Strengthening security cooperation, particularly in the fight against terrorism, was highlighted. Morocco, considered a pivotal player in the Mediterranean and Sahel region, offers France enhanced collaboration to stabilize the region, a crucial issue for both countries.

3. Technological Collaboration and Innovation

Support for the Technology Sector

France has committed to investing 150 million euros to support Moroccan start-ups and strengthen Morocco’s role as a technology hub in Africa. This partnership in innovation allows for a transfer of skills and technologies, stimulating the start-up ecosystem and promoting entrepreneurship.

4. A “Win-Win” Cooperation Model

Moroccan Strategy of Opening to Several Partners

Morocco has clearly emphasized its requirement for a “win-win” approach in its relations with France. This strategy aims to ensure that both parties derive equitable benefits from their collaboration. In addition, the Kingdom adopts a policy of diversifying its international partnerships, including not only France but also other major economic players such as China, the United States and the Gulf countries. This approach allows Morocco to strengthen its economic resilience and expand its cooperation opportunities.

5. Economic and Political Impacts for the Two Countries

For Morocco:

    • Diplomatic support with the recognition of the Moroccan Sahara.
    • Strengthening French investments, creating thousands of jobs and stimulating economic development.
    • Leading energy and technology partnership.

For France:

    • Increased access to African markets via Morocco, considered a strategic gateway.
    • Stability and security with a reliable partner in an unstable region.
    • New business opportunities in key sectors such as energy and infrastructure.
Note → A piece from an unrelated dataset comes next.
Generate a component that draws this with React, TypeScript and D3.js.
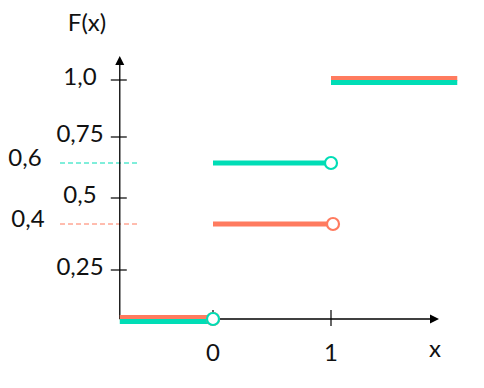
import React from "react";
import * as d3 from "d3";

// Step functions F(x): value on each interval [xBreaks[i], xBreaks[i+1])
const xBreaks = [-0.79, 0, 1, 2.07];
const redValues = [0, 0.4, 1];
const tealValues = [0, 0.6, 1];

const yTicks = [0.25, 0.5, 0.75, 1];
const yTickLabels = ["0,25", "0,5", "0,75", "1,0"];
const xTicks = [0, 1];
const xTickLabels = ["0", "1"];

// side markers for the jump heights
const markerValues = [0.6, 0.4];
const markerLabels = ["0,6", "0,4"];

const W = 484;
const H = 388;
const RED = "#FF7B5F";
const TEAL = "#00DDB6";
const FONT = "Lato, Carlito, 'Noto Sans', sans-serif";
const FS = 24;

// hand-drawn axis: tick spacing is not uniform, so use a piecewise scale
const y = d3
  .scaleLinear()
  .domain([0, 0.25, 0.4, 0.5, 0.6, 0.75, 1])
  .range([319, 270, 224, 198, 163, 137, 80]);
const x = d3.scaleLinear().domain([0, 1]).range([213, 331]);

const AX0 = x(xBreaks[0]);
const AY0 = y(0);

export default function App() {
  const series = [
    { values: redValues, other: tealValues, color: RED, shift: -1.5 },
    { values: tealValues, other: redValues, color: TEAL, shift: 2.5 },
  ];

  return (
    <svg
      width={W}
      height={H}
      style={{ position: "absolute", left: 0, top: 0, background: "#fff" }}
      fontFamily={FONT}
    >
      {/* dashed guides to the jump heights */}
      {markerValues.map((v, i) => (
        <g key={v}>
          <line
            x1={60} x2={138} y1={y(v)} y2={y(v)}
            stroke={i === 0 ? TEAL : RED} strokeWidth={1} strokeDasharray="5 3"
          />
          <text x={i === 0 ? 25 : 28} y={y(v) - 3} textAnchor="middle" dominantBaseline="middle" fontSize={FS} fill="#111">
            {markerLabels[i]}
          </text>
        </g>
      ))}

      {/* y axis */}
      <line x1={AX0} x2={AX0} y1={AY0} y2={63} stroke="#000" strokeWidth={1.3} />
      <path d={`M${AX0},56 L${AX0 - 4.5},65 L${AX0 + 4.5},65 Z`} fill="#000" />
      {yTicks.map((t, i) => (
        <g key={t}>
          <line x1={AX0 - 9} x2={AX0 + 7} y1={y(t)} y2={y(t)} stroke="#000" strokeWidth={1.2} />
          <text x={80} y={y(t) - 1} textAnchor="middle" dominantBaseline="middle" fontSize={FS} fill="#111">
            {yTickLabels[i]}
          </text>
        </g>
      ))}
      <text x={87} y={25} textAnchor="middle" dominantBaseline="middle" fontSize={FS} fill="#111">
        F(x)
      </text>

      {/* x axis */}
      <line x1={AX0} x2={432} y1={AY0} y2={AY0} stroke="#000" strokeWidth={1.3} />
      <path d={`M439,${AY0} L430,${AY0 - 4.5} L430,${AY0 + 4.5} Z`} fill="#000" />
      {xTicks.map((t, i) => (
        <g key={t}>
          <line x1={x(t)} x2={x(t)} y1={AY0 - 9} y2={AY0 + 7} stroke="#000" strokeWidth={1.2} />
          <text x={x(t)} y={355} textAnchor="middle" dominantBaseline="middle" fontSize={FS} fill="#111">
            {xTickLabels[i]}
          </text>
        </g>
      ))}
      <text x={435} y={351} textAnchor="middle" dominantBaseline="middle" fontSize={FS} fill="#111">
        x
      </text>

      {/* step segments */}
      {series.map((s, si) =>
        s.values.map((v, i) => {
          const dy = s.other[i] === v ? s.shift : 0;
          return (
            <line
              key={`${si}-${i}`}
              x1={x(xBreaks[i])} x2={x(xBreaks[i + 1])}
              y1={y(v) + dy} y2={y(v) + dy}
              stroke={s.color} strokeWidth={5}
            />
          );
        })
      )}

      {/* open ends at the jumps */}
      {series.map((s, si) =>
        s.values.slice(0, -1).map((v, i) => (
          <circle
            key={`c${si}-${i}`}
            cx={x(xBreaks[i + 1]) + (si === 0 && i === 1 ? 2 : 0)}
            cy={y(v)}
            r={6}
            fill="#fff"
            stroke={s.color}
            strokeWidth={2.2}
          />
        ))
      )}
    </svg>
  );
}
President Emmanuel Macron’s visit aided the foundations for sustainable and mutually beneficial cooperation between Morocco and France. While the convergence of economic and political interests is clear, it is also essential to anchor this partnership in a balanced approach that respects the priorities of each country. By diversifying its alliances, Morocco reaffirms its ambition to become a major player on the international scene, while France consolidates its position as a key partner in the region. A win-win strategy that can only strengthen the ties between the two nations.